By LightForceJedi 1 Comments
The last two Need for Speed tiles, Hot Pursuit and Shift, were considered more as spin-offs but have provided the best two racing games for the franchise. What The Run has going for it is that it returns to it’s old-school NFS roots. Black Box develops the game this time, making it the first time they have returned to the Need For Speed franchise since creating and finishing Underground and Undercover series. Once again players will return to nitrous-powered action that graced the last generation of NFS gamers. This is a welcome return for many veteran NFS fans, but unfortunately Black Box under-performs severely.
Growing up, the Need for Speed franchise was still rather new. Need for Speed Underground, developed by Black Box entertainment, featured an excellent career mode at the time. Even though it was a small portion of the game, it fulfilled its premise and brought a new dimension for the game. Fast-forwarding eight years to Need for Speed: The Run, it feels like jumping back in time and revisiting an old friend. The problem however, is that Black Box’s formula doesn’t hold up to arcade racing standards and fails to finish on the podium.
Diving right into the single player campaign, the main story line in The Run is your cheesy Hollywood setup. You play as Jack, a marked man who is being hunted down by the mob. The only way to pay his debt is to win a 3,000 mile race that spans from San Francisco to New York. The campaign gets straight to the point on what it wants you to accomplish. Driving from San Francisco to New York is often breath-taking because of the maps you race on through the long Nevada desert, down the cold and edgy Colorado Mountains and the packed Chicago Streets. Don't feel bad if you get distracted while you admire the scenery as you drive along. Even though it’s a beautiful treat, it doesn’t even come close to hiding all the problems with The Run's campaign mode.
The campaign has a good balance of racing types that you will eventually go through. Ranging from the time attack races, one-on-one battles, cop chases and your standard eight car races. These are all fun simply because of how the controls feel. Driving in The Run feels very loose, which is something to actually be glad about. It allows everyone to pick up the controls with ease and not have to learn how a car drives like some games. The only thing that requires learning on your part, is how certain car classes perform. There is a wide range of classes ranging from muscle cars to luxury cars which gives the game much needed variety and spice.
The biggest design flaw in the game is that progress from race to race never transfers over. Every time you race, it’s your mission to pass a certain amount of cars or finish a map with a certain time. If at any chance you fall below these standards, you are instructed to retry over and over again until you beat that stage. This the biggest design flaw because it stops people feeling like they are on the run. It makes the game feel very linear and out of place. If The Run could track progress from start to finish, then it would make players push the throttle more and have more excitement for the story.
Speaking of the story, the highly publicized story of Need for Speed The Run is probably the most disappointing things about the game. From the get go, it tries to be a Hollywood block buster but the problem is that it falters on nearly every level.

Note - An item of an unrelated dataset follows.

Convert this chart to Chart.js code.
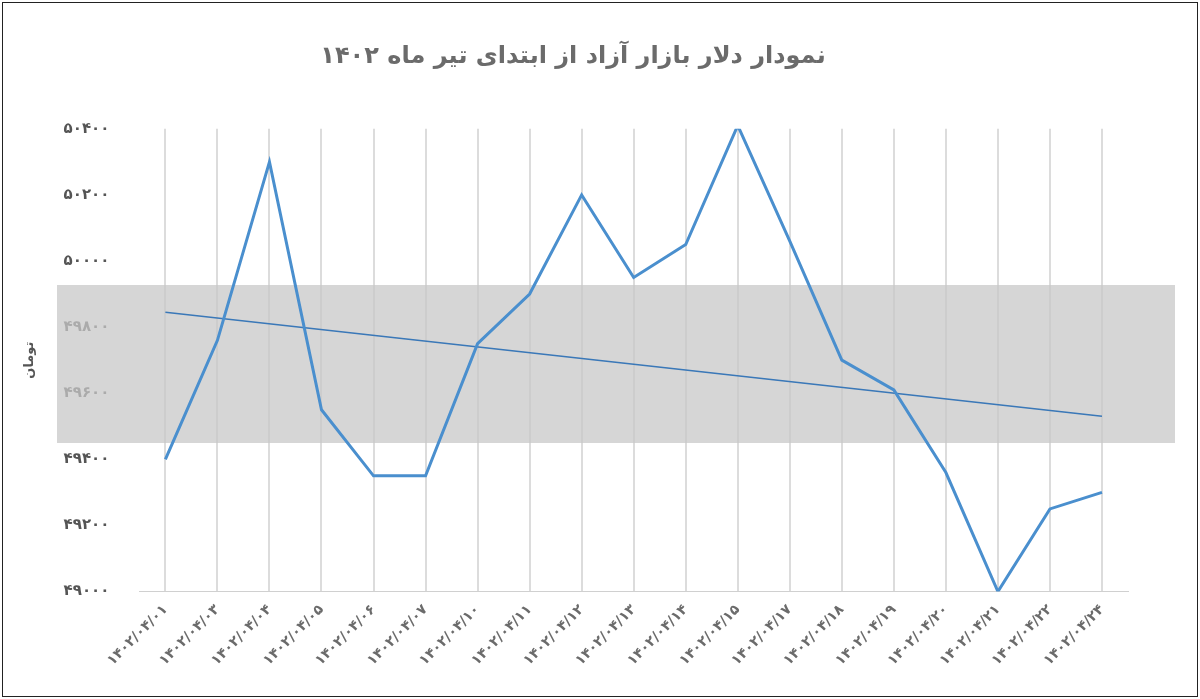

Starting with Jack, who owes the mob money, but we don't know what he did or how he got in that position.
There are very few times that the game slows down to provide back-story for the main characters in the game but your going to get most information in the loading screens than in quick time events. The Run does provide some cool quick time events that take Jake out of the car but they're so few and far between each other that they are out of place and are not needed. It’s a real shame because The Run does have some good moments, it's just the package doesn't come together making the storyline easily forgettable while your racing towards New York. If it wasn’t so scripted and provided much needed story details, then Black Box might have had a good campaign to go along with its online features.
Online play is the biggest bright spot and will keep players playing for quite a long time. It’s nearly impossible to not early XP for racing. Even if you joined in a race late you can still climb the leaderboards and win. At the start of each race, depending on who you are playing with, you earn exclusive cars and gain ridiculously high XP if you come in first. Most of the modes are the same in story but tweaked a bit to balance the maps for online. It’s a very refreshing feature and you can see they developed the online first then worked on the single player experience.

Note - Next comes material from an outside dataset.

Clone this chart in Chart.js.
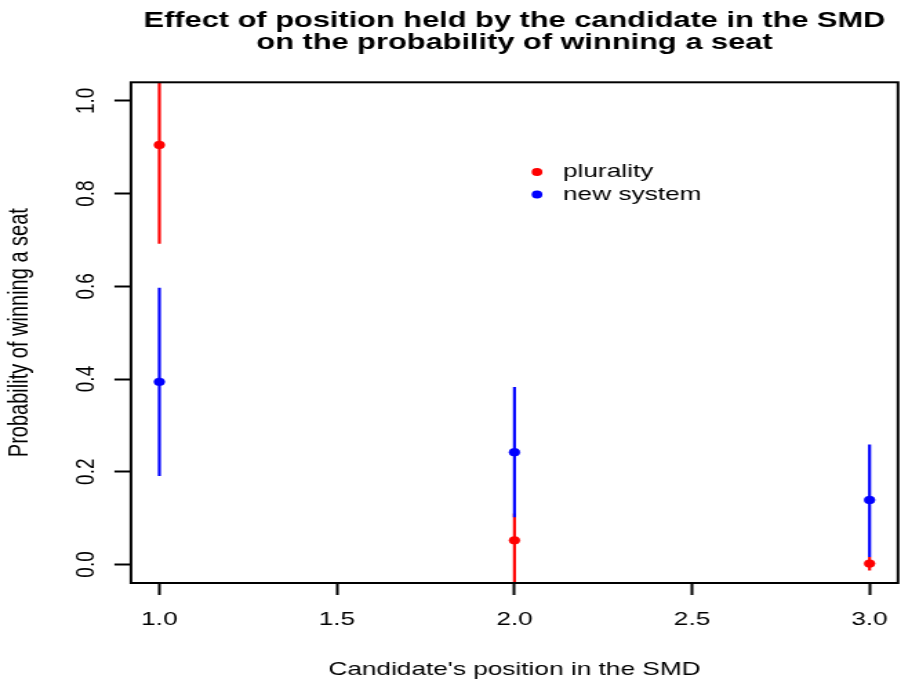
<!DOCTYPE html>
<html><head><meta charset="utf-8">
<script src="https://cdn.jsdelivr.net/npm/chart.js@4/dist/chart.umd.min.js"></script>
<style>
html,body{margin:0;padding:0;background:#fff;overflow:hidden;width:901px;height:679px}
#wrap{width:653px;height:679px;transform:scaleX(1.37979);transform-origin:0 0}
#c{display:block}
</style>
</head><body>
<div id="wrap"><canvas id="c" width="653" height="679" style="width:653px;height:679px"></canvas></div>
<script>
const titleLines = ['Effect of position held by the candidate in the SMD', 'on the probability of winning a seat'];
const xAxisTitle = "Candidate's position in the SMD";
const yAxisTitle = 'Probability of winning a seat';
const seriesNames = ['plurality', 'new system'];
const seriesColors = ['#ff0000', '#0000ff'];

const positions = [1, 2, 3];
const pluralityEst  = [0.905, 0.052, 0.002];
const pluralityLow  = [0.692, -0.068, -0.013];
const pluralityHigh = [1.118, 0.11, 0.016];
const newSystemEst  = [0.394, 0.242, 0.139];
const newSystemLow  = [0.191, 0.102, 0.016];
const newSystemHigh = [0.597, 0.383, 0.259];

const xTicks = [1.0, 1.5, 2.0, 2.5, 3.0];
const yTicks = [0.0, 0.2, 0.4, 0.6, 0.8, 1.0];
const xRange = [0.92, 3.08];
const yRange = [-0.04, 1.04];

const FONT = "'Liberation Sans', Arial, sans-serif";

function pointsOf(est) {
  return positions.map((x, i) => ({x: x, y: est[i]}));
}
function barsOf(low, high) {
  const out = [];
  positions.forEach((x, i) => {
    out.push({x: x, y: low[i]});
    out.push({x: x, y: high[i]});
    out.push({x: x, y: null});
  });
  return out;
}
function zeroPad(s) {
  s.paddingLeft = 0; s.paddingRight = 0; s.paddingTop = 0; s.paddingBottom = 0;
}

const boxPlugin = {
  id: 'rbox',
  afterDatasetsDraw(chart) {
    const a = chart.chartArea, ctx = chart.ctx;
    ctx.save();
    ctx.strokeStyle = '#000';
    ctx.lineWidth = 2;
    ctx.strokeRect(a.left, a.top, a.right - a.left, a.bottom - a.top);
    ctx.restore();
  }
};

const legendPlugin = {
  id: 'rlegend',
  afterDraw(chart) {
    const ctx = chart.ctx;
    const dotX = 389.2, textX = 408, y0 = 172, dy = 22.5;
    ctx.save();
    ctx.font = '19px ' + FONT;
    ctx.textBaseline = 'middle';
    ctx.textAlign = 'left';
    seriesNames.forEach((name, i) => {
      const y = y0 + i * dy;
      ctx.fillStyle = seriesColors[i];
      ctx.beginPath();
      ctx.arc(dotX, y, 3.9, 0, Math.PI * 2);
      ctx.fill();
      ctx.fillStyle = '#000';
      ctx.fillText(name, textX, y);
    });
    ctx.restore();
  }
};

const lineDs = (label, data, color, order) => ({
  label, data, showLine: true, spanGaps: false,
  borderColor: color, backgroundColor: color, borderWidth: 2.2,
  pointRadius: 0, pointHoverRadius: 0, order, clip: 0
});
const ptDs = (label, data, color, order) => ({
  label, data, showLine: false,
  borderColor: color, backgroundColor: color,
  pointRadius: 3.9, pointBorderWidth: 0.5, pointHoverRadius: 3.9, order, clip: 0
});

new Chart(document.getElementById('c'), {
  type: 'scatter',
  data: {
    datasets: [
      lineDs(seriesNames[0] + ' interval', barsOf(pluralityLow, pluralityHigh), seriesColors[0], 4),
      ptDs(seriesNames[0], pointsOf(pluralityEst), seriesColors[0], 3),
      lineDs(seriesNames[1] + ' interval', barsOf(newSystemLow, newSystemHigh), seriesColors[1], 2),
      ptDs(seriesNames[1], pointsOf(newSystemEst), seriesColors[1], 1)
    ]
  },
  options: {
    responsive: false,
    devicePixelRatio: 1,
    animation: false,
    events: [],
    layout: {autoPadding: false, padding: {top: 0, left: 0, right: 2.2, bottom: 0}},
    plugins: {
      legend: {display: false},
      tooltip: {enabled: false},
      title: {
        display: true, text: titleLines, fullSize: false, color: '#000',
        font: {family: FONT, size: 22.3, weight: 'bold', lineHeight: 1},
        padding: {top: 9.4, bottom: 28.3}
      }
    },
    scales: {
      x: {
        type: 'linear', position: 'bottom', min: xRange[0], max: xRange[1],
        afterBuildTicks: s => { s.ticks = xTicks.map(v => ({value: v})); },
        afterFit: s => { s.height = 96; zeroPad(s); },
        grid: {display: true, drawOnChartArea: false, drawTicks: true, tickLength: 12, tickWidth: 2, tickColor: '#000'},
        border: {display: false},
        ticks: {color: '#000', padding: 13.5, maxRotation: 0, minRotation: 0, autoSkip: false,
          font: {family: FONT, size: 19},
          callback: v => Number(v).toFixed(1)},
        title: {display: true, text: xAxisTitle, color: '#000', font: {family: FONT, size: 19}, padding: {top: 0, bottom: -1.9}}
      },
      y: {
        type: 'linear', position: 'left', min: yRange[0], max: yRange[1],
        afterBuildTicks: s => { s.ticks = yTicks.map(v => ({value: v})); },
        afterFit: s => { s.width = 94.9; zeroPad(s); },
        grid: {display: true, drawOnChartArea: false, drawTicks: true, tickLength: 12, tickWidth: 2, tickColor: '#000'},
        border: {display: false},
        ticks: {color: '#000', padding: 6.7, minRotation: 90, maxRotation: 90, crossAlign: 'center', autoSkip: false,
          font: {family: FONT, size: 19},
          callback: v => Number(v).toFixed(1)},
        title: {display: true, text: yAxisTitle, color: '#000', font: {family: FONT, size: 20}, padding: {top: 2.5, bottom: 0}}
      }
    }
  },
  plugins: [boxPlugin, legendPlugin]
});
</script>
</body></html>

Even though it has a great online experience, Need for Speed The Run will be a quick finish for most. It only takes three hours to finish the campaign. After the single player experience, you can still complete all the single and multiplayer challenges that await you. There is really nothing besides the multiplayer that will keep you coming back to The Run. To make things worse, the game has only 36 achievements and trophys to get, with most of them on the single player side. With a lack of long term content, people are simply going to be turned off by NFS and be busy playing something else during the holiday season.

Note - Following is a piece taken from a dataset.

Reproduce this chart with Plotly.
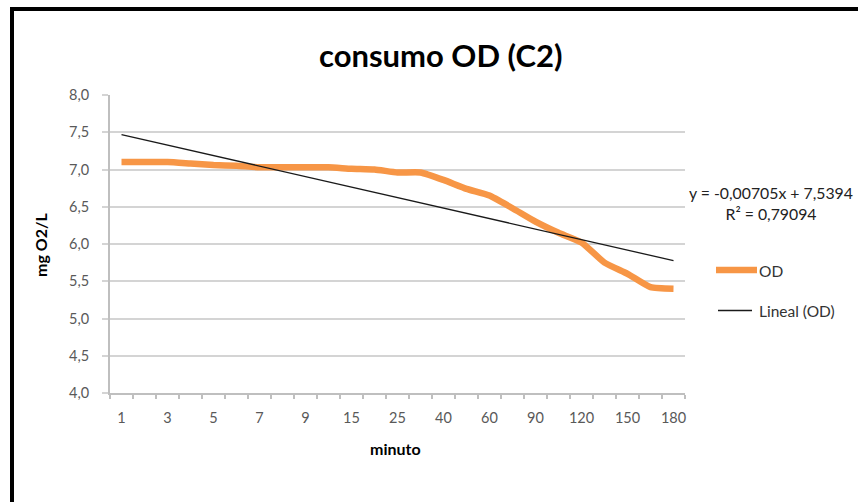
import plotly.graph_objects as go

# Dissolved-oxygen consumption, sample C2
MINUTES = [1, 2, 3, 4, 5, 6, 7, 8, 9, 10, 15, 20, 25, 30, 40, 50, 60, 75, 90, 105, 120, 135, 150, 165, 180]
OD = [7.10, 7.10, 7.10, 7.08, 7.06, 7.05, 7.03, 7.03, 7.03, 7.03, 7.01, 7.00, 6.96, 6.96, 6.86,
      6.74, 6.65, 6.48, 6.30, 6.15, 6.02, 5.75, 5.60, 5.42, 5.40]
Y_TICKS = [4.0, 4.5, 5.0, 5.5, 6.0, 6.5, 7.0, 7.5, 8.0]

# Linear trend over the point index (1..n)
TREND_SLOPE = -0.0705
TREND_INTERCEPT = 7.5394
TREND_LABEL = "y = -0,00705x + 7,5394<br>R² = 0,79094"

SERIES_NAME = "OD"
TREND_NAME = "Lineal (OD)"

FONT = "Lato, 'Open Sans', sans-serif"
ORANGE = "#F79646"
GRID = "#D4D4D4"
TICK_TEXT = "#595959"

# plot area in pixels
W, H = 858, 502
L, R, T, B = 110, 173, 95, 109
PW, PH = W - L - R, H - T - B


def px(xp):
    return (xp - L) / PW


def py(yp):
    return (H - B - yp) / PH


idx = list(range(len(MINUTES)))
trend = [TREND_SLOPE * (i + 1) + TREND_INTERCEPT for i in idx]

fig = go.Figure()
fig.add_trace(go.Scatter(
    x=idx, y=OD, mode="lines", name=SERIES_NAME,
    line=dict(color=ORANGE, width=6.5, shape="spline", smoothing=0.5),
))
fig.add_trace(go.Scatter(
    x=idx, y=trend, mode="lines", name=TREND_NAME,
    line=dict(color="#1a1a1a", width=1.3),
))

fig.update_layout(
    width=W, height=H,
    margin=dict(l=L, r=R, t=T, b=B, pad=0),
    paper_bgcolor="white", plot_bgcolor="white",
    separators=",.",
    font=dict(family=FONT, size=14, color=TICK_TEXT),
    showlegend=False,
    xaxis=dict(
        range=[-0.5, len(MINUTES) - 0.5],
        tickmode="array",
        tickvals=idx[::2],
        ticktext=[str(m) for m in MINUTES[::2]],
        ticks="", showgrid=False, zeroline=False,
        showline=True, linecolor="#BFBFBF", linewidth=2,
        tickfont=dict(family=FONT, size=14.5, color=TICK_TEXT),
        ticklabelstandoff=11,
        minor=dict(tickmode="linear", tick0=-0.5, dtick=1, ticks="outside",
                   ticklen=4, tickwidth=1.5, tickcolor="#BFBFBF", showgrid=False),
    ),
    yaxis=dict(
        range=[4.0, 8.0],
        tickmode="array", tickvals=Y_TICKS, tickformat=".1f",
        ticks="outside", ticklen=6, tickwidth=2, tickcolor=GRID,
        showgrid=True, gridcolor=GRID, gridwidth=2,
        zeroline=False, showline=True, linecolor="#BFBFBF", linewidth=2,
        tickfont=dict(family=FONT, size=14.5, color=TICK_TEXT),
        ticklabelstandoff=10,
    ),
)

annotations = [
    dict(text="<b>consumo OD (C2)</b>", x=px(440), y=py(55), xref="paper", yref="paper",
         showarrow=False, font=dict(family=FONT, size=31, color="#000000"),
         xanchor="center", yanchor="middle"),
    dict(text="<b>mg O2/L</b>", x=px(40), y=py(245), xref="paper", yref="paper",
         showarrow=False, textangle=-90, font=dict(family=FONT, size=16, color="#000000"),
         xanchor="center", yanchor="middle"),
    dict(text="<b>minuto</b>", x=px(395), y=py(448), xref="paper", yref="paper",
         showarrow=False, font=dict(family=FONT, size=16, color="#000000"),
         xanchor="center", yanchor="middle"),
    dict(text=TREND_LABEL, x=px(771), y=py(203), xref="paper", yref="paper",
         showarrow=False, align="center", font=dict(family=FONT, size=15.8, color="#222222"),
         xanchor="center", yanchor="middle"),
    # legend entries
    dict(text=SERIES_NAME, x=px(757), y=py(271), xref="paper", yref="paper",
         showarrow=False, font=dict(family=FONT, size=15.5, color="#333333"),
         xanchor="left", yanchor="middle"),
    dict(text=TREND_NAME, x=px(757), y=py(311), xref="paper", yref="paper",
         showarrow=False, font=dict(family=FONT, size=15.5, color="#333333"),
         xanchor="left", yanchor="middle"),
]
fig.update_layout(annotations=annotations)

# legend samples
fig.add_shape(type="line", xref="paper", yref="paper",
              x0=px(716), x1=px(757), y0=py(270), y1=py(270),
              line=dict(color=ORANGE, width=6.5))
fig.add_shape(type="line", xref="paper", yref="paper",
              x0=px(718), x1=px(752), y0=py(310.5), y1=py(310.5),
              line=dict(color="#1a1a1a", width=1.3))

# heavy frame along the top and left edges
fig.add_shape(type="rect", xref="paper", yref="paper",
              x0=px(12), x1=px(960), y0=py(9), y1=py(600),
              line=dict(color="#000000", width=4), fillcolor="rgba(0,0,0,0)", layer="above")

fig.write_html("out.html")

Need for Speed The Run looks good on the outside as it provides beautiful visuals and is easily playable. The more you start digging, the more you will see that it’s just an average racing game that crashes in every possible way. Horrible story, dumb AI and the lack of freedom kills The Run's chances of being the best racer on the market. Black Box's under-performs severely, making it clear to EA that the Need for Speed franchise was better in other people’s hands.